I saw the camaraderie building internally on the show, and I heard it through the speakers. I felt it was only a matter of time before the audience "got" them, so I just knew we were close. And one month later, their ratings shot up and eventually they ended up at #1. But I had to have the support of a company that believes in its programmers like CBS Radio does in order to succeed.
You know this business. A successful MD, sooner or later, will get an offer to be a PD somewhere. How have you dealt with that possibility?
It has crossed my mind. The way I see it is that there are two kinds of people out there. One is constantly looking for the next gig, not necessarily for more money, but just to move along. The other person is compensated well and appreciates that he or she has been given authority to make decisions and be part of the process. I think Erik is the latter and is quite happy here. Of course, everyone wants to have the title of PD, but we've offered Erik a great opportunity to thrive here -- and we've given him PD power in many cases.
Even so, there's the chance that eventually either he or I will leave. He'll either move up or he'll move on, so I have to keep my eyes and ears open. I truly hope I don't have to make that kind of decision. I hope I retire before that ever happens, because Erik has made my life easy.
At the risk of sounding like a marriage counselor, what are the keys to maintaining a good working and personal relationship for 20 years and counting?
It is like a marriage. Maybe you don't fight in the same way, but sometimes disagreements can be healthy - just as long as you don't have too many of them. One time, I walked by his office and he looked upset, and I asked if he was okay or if he was mad at me. It turns out the Atlanta Braves lost a game, so I was off the hook there.
For the most part, the key is just having an understanding and a respect for each other. Erik brings a lot to the table in one area; I bring a lot in another, so it's kind of easy for us to work well together. Not only do I feel I have the best Music Director in the country, I have my best friend working with me. Now that would be hard to replace.
Every day, no matter where I go, everybody I meet says something positive about him. I've never heard a bad thing about Erik. He's a great guy and a true gentleman. When you have someone like that by your side, you sure as hell don't disrupt it or terrorize it. He's earned my respect - and that's what it comes down to ... respect.
So what about your future? Do you have any specific goals or challenges you'd like to accomplish?
I like where I live.
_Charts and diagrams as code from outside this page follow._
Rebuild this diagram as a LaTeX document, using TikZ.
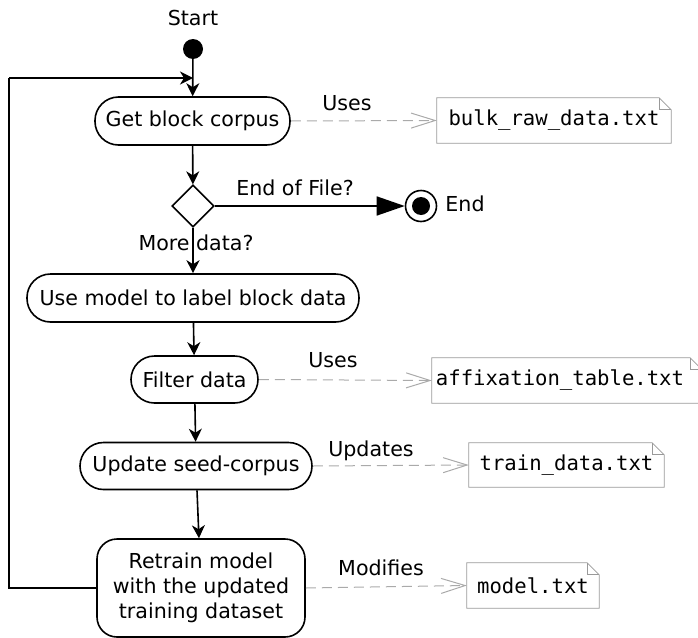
\documentclass[tikz,border=0pt]{standalone}
\usepackage{fontspec}
\setmainfont{DejaVu Sans}
\setmonofont{DejaVu Sans Mono}
\usetikzlibrary{arrows.meta,shapes.geometric,calc}
\definecolor{notegray}{HTML}{999999}
\definecolor{dashgray}{HTML}{AAAAAA}
\begin{document}
\begin{tikzpicture}[x=1pt,y=-1pt,
  font=\fontsize{20.6}{25}\selectfont,
  action/.style={draw, line width=1.6pt, rounded corners=23.5pt, inner sep=0pt, align=center},
  notebox/.style={inner sep=0pt, font=\fontsize{20.6}{25}\selectfont\ttfamily},
  flow/.style={line width=1.6pt, -{Stealth[length=13pt,width=13pt,inset=4pt]}},
  dep/.style={dashgray, line width=1pt, dash pattern=on 10pt off 6pt, -{Straight Barb[length=24pt,width=15pt,line width=1pt]}},
  lbl/.style={inner sep=0pt}
]
\useasboundingbox (0,0) rectangle (698,637);

% start / end
\node[lbl] (tstart) at (193,18) {Start};
\node[circle, fill=black, minimum size=20pt, inner sep=0pt] (start) at (193,49) {};
\node[circle, draw, line width=1.6pt, minimum size=31pt, inner sep=0pt] (end) at (421,206) {};
\node[circle, fill=black, minimum size=18pt, inner sep=0pt] (endin) at (421,206) {};
\node[lbl] (tend) at (465,204) {End};

% actions
\node[action, minimum width=195pt, minimum height=48pt] (get) at (192.5,121) {Get block corpus};
\node[draw, diamond, aspect=1, line width=1.6pt, minimum width=42pt, minimum height=42pt, inner sep=0pt] (dec) at (193,206) {};
\node[action, minimum width=332pt, minimum height=48pt] (use) at (193,298) {Use model to label block data};
\node[action, minimum width=127pt, minimum height=47pt] (filter) at (194.5,379.5) {Filter data};
\node[action, minimum width=232pt, minimum height=47pt] (update) at (196,466) {Update seed-corpus};
\node[action, rounded corners=20pt, minimum width=208pt, minimum height=98pt] (retrain) at (201,588) {Retrain model\\with the updated\\training dataset};

% notes
\node[notebox, minimum width=234pt, minimum height=45pt] (n1) at (554,120.5) {bulk\_raw\_data.txt};
\node[notebox, minimum width=270pt, minimum height=45pt] (n2) at (567,380.5) {\hspace*{-14pt}affixation\_table.txt};
\node[notebox, minimum width=195pt, minimum height=44pt] (n3) at (566.5,465) {train\_data.txt};
\node[notebox, minimum width=132pt, minimum height=45pt] (n4) at (533,585.5) {model.txt};
\foreach \n in {n1,n2,n3,n4}{
  \draw[notegray, line width=0.8pt] (\n.north west) -- ($(\n.north east)+(-12,0)$) -- ($(\n.north east)+(0,12)$) -- (\n.south east) -- (\n.south west) -- cycle;
  \draw[notegray, line width=0.8pt] ($(\n.north east)+(-12,0)$) -- ($(\n.north east)+(-12,12)$) -- ($(\n.north east)+(0,12)$);
}

% labels
\node[lbl] (l1) at (347,103) {Uses};
\node[lbl] (l2) at (295,188) {End of File?};
\node[lbl] (l3) at (196,243) {More data?};
\node[lbl] (l4) at (333,360) {Uses};
\node[lbl] (l5) at (371,451) {Updates};
\node[lbl] (l6) at (381,568) {Modifies};

% flow
\coordinate (join) at (193,78);
\coordinate (loopx) at (9,78);
\draw[flow] (start) -- (get);
\draw[flow] (get) -- (dec);
\draw[line width=1.6pt, -{Triangle[length=28pt,width=19pt]}] (dec.east) -- (end.west);
\draw[flow] (dec) -- (use);
\draw[flow] (use) -- (filter);
\draw[flow] (filter) -- (update);
\draw[flow] (update) -- (retrain);
\draw[line width=1.6pt] (retrain.west) -| (loopx);
\draw[flow] (loopx) -- (join);

% dependencies
\draw[dep] (get.east) -- (n1.west);
\draw[dep] (filter.east) -- (n2.west);
\draw[dep] (update.east) -- (n3.west);
\draw[dep] (retrain.east) -- (n4.west);
\end{tikzpicture}
\end{document}
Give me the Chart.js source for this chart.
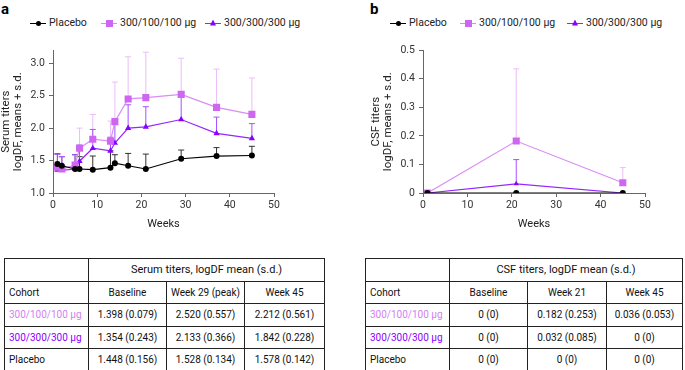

I've got a young family with a four and a two-year-old, so I'm very content and happy with where I am today. Who knows what the future holds? There's still a lot of work to do to keep this station alive and winning, and as long as we continue to win, and there are people who give you the support to win, there's nowhere else I want to go. I'm really happy here.
I can't really say if or where that next job is; I honestly haven't thought about it. There will always be opportunities, whether it is going back to the label side or something completely different. But Chicago is my home. It's the greatest place I've ever lived, and I still enjoy coming to work every day, so I have no complaints.